UNITED STATES DISTRICT COURT SOUTHERN DISTRICT OF NEW YORK


October 18, 2006

JUAN R. MARTINEZ, PLAINTIFF,
v.
UNITED AIRLINES ET AL., DEFENDANTS.

The opinion of the court was delivered by: Alvin K. Hellerstein, U.S.D.J.

ORDER CONCERNING SETTLEMENT

On September 26, 2006, I approved a settlement of this case, following mediation before Sheila Birnbaum, Esq. Pursuant to agreed and ordered procedure, plaintiff submitted a proposed order for division of the proceeds of settlement. I write because I decline to approve the proposed division.

The essential point of disagreement arises from a proposed distribution to plaintiffs' attorneys of 28 percent of the net settlement (25 percent for the infant plaintiff). I decline to approve a division that proposes a fee to plaintiffs' attorneys, at this stage of the litigation, of more than 15 percent. The other counsel in the 37 cases that have settled thus far have expressed satisfaction with a 15 percent fee of net recovery, and all counsel for the settlements now under negotiation have expressed agreement with that limitation. The attorneys for plaintiff Martinez are not entitled to an exception.

I discussed the desirability of reasonable limitations to contingency fees with all counsel at a joint status conference held March 3, 2006. The 15 percent figure was proposed by various counsel for plaintiffs in the immediate aftermath of that conference, and universally followed since. As I said at the conference:

The public will watch this. What we do here is very important in terms of the public perception. It was very bad publicity in regard to the tobacco cases when the press displayed some of the numbers involved.
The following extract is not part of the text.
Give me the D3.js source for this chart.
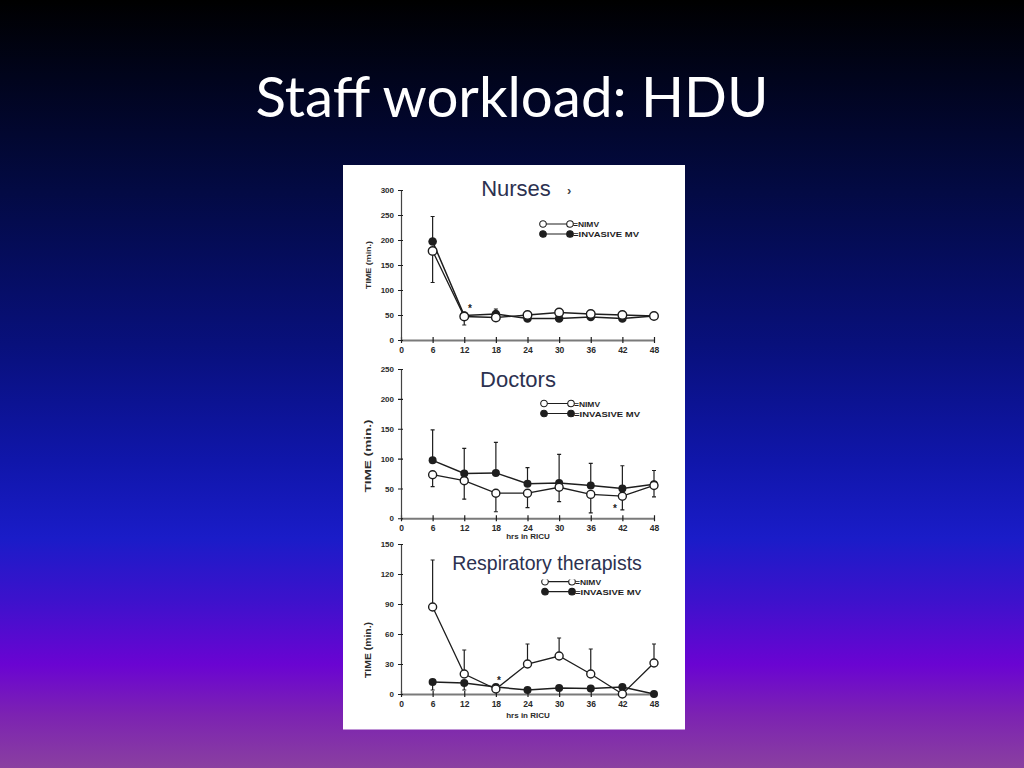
<!DOCTYPE html>
<html>
<head>
<meta charset="utf-8">
<script src="https://cdn.jsdelivr.net/npm/d3@7"></script>
<style>
  body { margin: 0; background: #000; }
  svg { display: block; }
</style>
</head>
<body>
<div id="slide"></div>
<script>
// values
const hours = [6, 12, 18, 24, 30, 36, 42, 48];
const xTicks = [0, 6, 12, 18, 24, 30, 36, 42, 48];

const nursesNimv = [178, 47, 45, 50, 55, 52, 50, 48];
const nursesInvasive = [197, 49, 52, 43, 43, 46, 43, 48];
const nursesInvasiveHigh = [247, null, 62, null, null, null, null, null];
const nursesNimvLow = [115, 30, null, null, null, null, null, null];
const nursesTicks = [0, 50, 100, 150, 200, 250, 300];

const doctorsNimv = [73, 63, 42, 42, 52, 40, 37, 55];
const doctorsInvasive = [97, 75, 76, 58, 59, 55, 50, 57];
const doctorsInvasiveHigh = [148, 117, 127, 85, 107, 92, 88, 80];
const doctorsNimvLow = [53, 32, 11, 18, 28, 9, 14, 36];
const doctorsTicks = [0, 50, 100, 150, 200, 250];

const rtNimv = [87, 20, 5, 30, 38, 20, 0, 31];
const rtInvasive = [12, 11, 7, 4, 6, 5.5, 7, 0];
const rtNimvHigh = [134, 44, null, 50, 56, 45, null, 50];
const rtInvasiveLow = [4, 4, 3, null, null, null, null, null];
const rtTicks = [0, 30, 60, 90, 120, 150];

const ink = "#1e1e1e";
const fontChart = "'Liberation Sans', Arial, sans-serif";

const svg = d3.select("#slide").append("svg")
    .attr("width", 1024)
    .attr("height", 768);

// slide background
const grad = svg.append("defs").append("linearGradient")
    .attr("id", "bg").attr("x1", 0).attr("y1", 0).attr("x2", 0).attr("y2", 1);
[[0, "#000000"], [0.1, "#01041c"], [0.25, "#030a44"], [0.45, "#08107c"],
 [0.6, "#1016aa"], [0.7, "#1a1cc8"], [0.78, "#3c12cc"], [0.865, "#6a04d2"],
 [0.93, "#7c22b2"], [1, "#8a40a0"]].forEach(s => {
    grad.append("stop").attr("offset", s[0]).attr("stop-color", s[1]);
});
svg.append("rect").attr("width", 1024).attr("height", 768).attr("fill", "url(#bg)");

// title, fitted to the width it has on the slide
const title = svg.append("text")
    .text("Staff workload: HDU")
    .attr("x", 512).attr("y", 117)
    .attr("text-anchor", "middle")
    .attr("font-family", "Lato, 'Open Sans', sans-serif")
    .attr("font-size", 60)
    .attr("fill", "#ffffff");
const tw = title.node().getComputedTextLength();
title.attr("font-size", 60 * 513 / tw);

// white figure panel
svg.append("rect")
    .attr("x", 343).attr("y", 165)
    .attr("width", 342).attr("height", 564.5)
    .attr("fill", "#ffffff");

const defs = svg.select("defs");

const drawPanel = (cfg, idx) => {
    defs.append("clipPath").attr("id", "clip" + idx)
        .append("rect")
        .attr("x", 343).attr("y", cfg.clip[0])
        .attr("width", 342).attr("height", cfg.clip[1] - cfg.clip[0]);

    const g = svg.append("g").attr("clip-path", "url(#clip" + idx + ")");

    const x = d3.scaleLinear().domain([0, 48]).range([401, 654]);
    const y = d3.scaleLinear().domain([0, cfg.ticks[cfg.ticks.length - 1]]).range(cfg.yRange);

    // x axis
    const xa = g.append("g")
        .attr("transform", "translate(0," + y(0) + ")")
        .call(d3.axisBottom(x).tickValues(xTicks).tickSize(3).tickPadding(4).tickSizeOuter(0));
    xa.select(".domain").attr("stroke", "#7a7a7a").attr("stroke-width", 2);
    xa.selectAll(".tick line").attr("y1", -3).attr("stroke", ink).attr("stroke-width", 1.2);
    xa.selectAll(".tick text")
        .attr("font-family", fontChart).attr("font-size", 8.5)
        .attr("font-weight", "bold").attr("fill", "#2a2a2a");

    // y axis
    const ya = g.append("g")
        .attr("transform", "translate(401,0)")
        .call(d3.axisLeft(y).tickValues(cfg.ticks).tickSize(3).tickPadding(4).tickSizeOuter(0));
    ya.select(".domain").attr("stroke", "#444").attr("stroke-width", 1.2);
    ya.selectAll(".tick line").attr("x1", 2).attr("stroke", ink).attr("stroke-width", 1.1);
    ya.selectAll(".tick text")
        .attr("font-family", fontChart).attr("font-size", 8)
        .attr("font-weight", "bold").attr("fill", "#2a2a2a");

    // axis titles
    g.append("text")
        .text("TIME (min.)")
        .attr("transform", "translate(371," + cfg.yLabel[0] + ") rotate(-90)")
        .attr("text-anchor", "middle")
        .attr("font-family", fontChart).attr("font-weight", "bold")
        .attr("font-size", cfg.yLabel[1])
        .attr("textLength", cfg.yLabel[2]).attr("lengthAdjust", "spacingAndGlyphs")
        .attr("fill", "#2a2a2a");

    g.append("text")
        .text("hrs in RICU")
        .attr("x", 528).attr("y", cfg.xLabelY)
        .attr("text-anchor", "middle")
        .attr("font-family", fontChart).attr("font-weight", "bold")
        .attr("font-size", 8).attr("fill", "#2a2a2a");

    const line = d3.line().x((d, i) => x(hours[i])).y(d => y(d));

    // error bars
    const bars = (vals, base) => {
        vals.forEach((v, i) => {
            if (v === null) return;
            const cx = x(hours[i]);
            g.append("line")
                .attr("x1", cx).attr("x2", cx)
                .attr("y1", y(base[i])).attr("y2", y(v))
                .attr("stroke", ink).attr("stroke-width", 1.2);
            g.append("line")
                .attr("x1", cx - 2).attr("x2", cx + 2)
                .attr("y1", y(v)).attr("y2", y(v))
                .attr("stroke", ink).attr("stroke-width", 1.2);
        });
    };
    cfg.bars.forEach(b => bars(b[0], b[1]));

    // series lines
    g.append("path").datum(cfg.invasive)
        .attr("d", line).attr("fill", "none")
        .attr("stroke", ink).attr("stroke-width", 1.5);
    g.append("path").datum(cfg.nimv)
        .attr("d", line).attr("fill", "none")
        .attr("stroke", ink).attr("stroke-width", 1.3);

    // markers
    g.selectAll(".inv").data(cfg.invasive).join("circle")
        .attr("cx", (d, i) => x(hours[i])).attr("cy", d => y(d))
        .attr("r", cfg.r).attr("fill", ink);
    g.selectAll(".nimv").data(cfg.nimv).join("circle")
        .attr("cx", (d, i) => x(hours[i])).attr("cy", d => y(d))
        .attr("r", cfg.r).attr("fill", "#ffffff")
        .attr("stroke", ink).attr("stroke-width", 1.4);

    // significance mark
    g.append("text")
        .text("*")
        .attr("x", cfg.star[0]).attr("y", cfg.star[1] + 5)
        .attr("text-anchor", "middle")
        .attr("font-family", fontChart).attr("font-weight", "bold")
        .attr("font-size", 10).attr("fill", ink);

    // legend
    const lg = g.append("g").attr("transform", "translate(" + cfg.legend[0] + "," + cfg.legend[1] + ")");
    [["=NIMV", false, 0, 26], ["=INVASIVE MV", true, 10, 66]].forEach(r => {
        lg.append("line")
            .attr("x1", 0).attr("x2", 27).attr("y1", r[2]).attr("y2", r[2])
            .attr("stroke", ink).attr("stroke-width", 1.2);
        [0, 27].forEach(cx => {
            lg.append("circle")
                .attr("cx", cx).attr("cy", r[2]).attr("r", 3.3)
                .attr("fill", r[1] ? ink : "#ffffff")
                .attr("stroke", ink).attr("stroke-width", 1.1);
        });
        lg.append("text")
            .text(r[0])
            .attr("x", 30).attr("y", r[2] + 3)
            .attr("font-family", fontChart).attr("font-weight", "bold")
            .attr("font-size", 8)
            .attr("textLength", r[3]).attr("lengthAdjust", "spacingAndGlyphs")
            .attr("fill", ink);
    });

    // slide caption pasted over the figure
    g.append("rect")
        .attr("x", cfg.caption.box[0]).attr("y", cfg.caption.box[1])
        .attr("width", cfg.caption.box[2]).attr("height", cfg.caption.box[3])
        .attr("fill", "#ffffff");
    g.append("text")
        .text(cfg.caption.text)
        .attr("x", cfg.caption.x).attr("y", cfg.caption.y)
        .attr("text-anchor", "middle")
        .attr("font-family", fontChart)
        .attr("font-size", cfg.caption.size)
        .attr("fill", "#2c3150");
};

const panels = [
    {
        ticks: nursesTicks, yRange: [340, 190], clip: [165, 360.5],
        nimv: nursesNimv, invasive: nursesInvasive,
        bars: [[nursesInvasiveHigh, nursesInvasive], [nursesNimvLow, nursesNimv]],
        r: 4.3, star: [470, 307], legend: [543, 224],
        yLabel: [265, 8, 48], xLabelY: 367,
        caption: { text: "Nurses", x: 516, y: 196, size: 22, box: [470, 176, 90, 26] }
    },
    {
        ticks: doctorsTicks, yRange: [518.3, 369], clip: [360.5, 540.5],
        nimv: doctorsNimv, invasive: doctorsInvasive,
        bars: [[doctorsInvasiveHigh, doctorsInvasive], [doctorsNimvLow, doctorsNimv]],
        r: 4, star: [615, 507], legend: [544, 403.5],
        yLabel: [456, 9.5, 73], xLabelY: 539,
        caption: { text: "Doctors", x: 518, y: 387, size: 22, box: [470, 367, 96, 26] }
    },
    {
        ticks: rtTicks, yRange: [694, 544], clip: [540.5, 729.5],
        nimv: rtNimv, invasive: rtInvasive,
        bars: [[rtNimvHigh, rtNimv], [rtInvasiveLow, rtInvasive]],
        r: 4, star: [499, 679], legend: [545, 581.7],
        yLabel: [650, 9, 56], xLabelY: 718,
        caption: { text: "Respiratory therapists", x: 547, y: 570, size: 19.5, box: [445, 549, 205, 30.5] }
    }
];

panels.forEach(drawPanel);

// stray mark next to the first caption
svg.append("text")
    .text("\u203a")
    .attr("x", 567).attr("y", 195)
    .attr("font-family", fontChart).attr("font-size", 13)
    .attr("font-weight", "bold")
    .attr("fill", "#444");
</script>
</body>
</html>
Hearing Transcript of Joint Status Conference (21 MC 97 and 21 MC 101) at 31-32 (Mar. 3, 2006).

Counsel for plaintiff Martinez, in a letter to me dated October 11, 2006, state that the liability and damage issues of the Martinez case were unusually difficult, that success was uncertain, that the substantive and conflicts laws of potentially applicable states required extensive research, and that much time was consumed in attending conferences and meetings. They stress that the Martinez case is the only one they have, that they cannot derive as many efficiencies as the lawyers having many cases, and that they negotiated effectively for their clients. They attach an affidavit from their adult clients expressing satisfaction with a 28 percent fee.

I have considered all the arguments presented to me, and I find them not to have merit. At this point of the case, few depositions have been taken. The involvement of plaintiff Martinez' lawyers in discovery has been limited, if at all. A fee recovery at 15 percent would reward them far in excess of time rates and the hours they expended. Whatever out-of-pocket expenses they incurred will be reimbursed to them, fully.

These are extraordinary cases. There is a high public interest in their successful resolution, as promptly as they can be resolved. Because of the number and complexity of these cases – over 4,000 of them in four different categories – and the high public interest, there has been a substantial investment of court time, and much pro bono contribution by the bar. Given all the circumstances, a limitation of contingent fees is reasonable and appropriate.

Plaintiff Martinez shall resubmit an application for a division of settlement proceeds conforming to this order.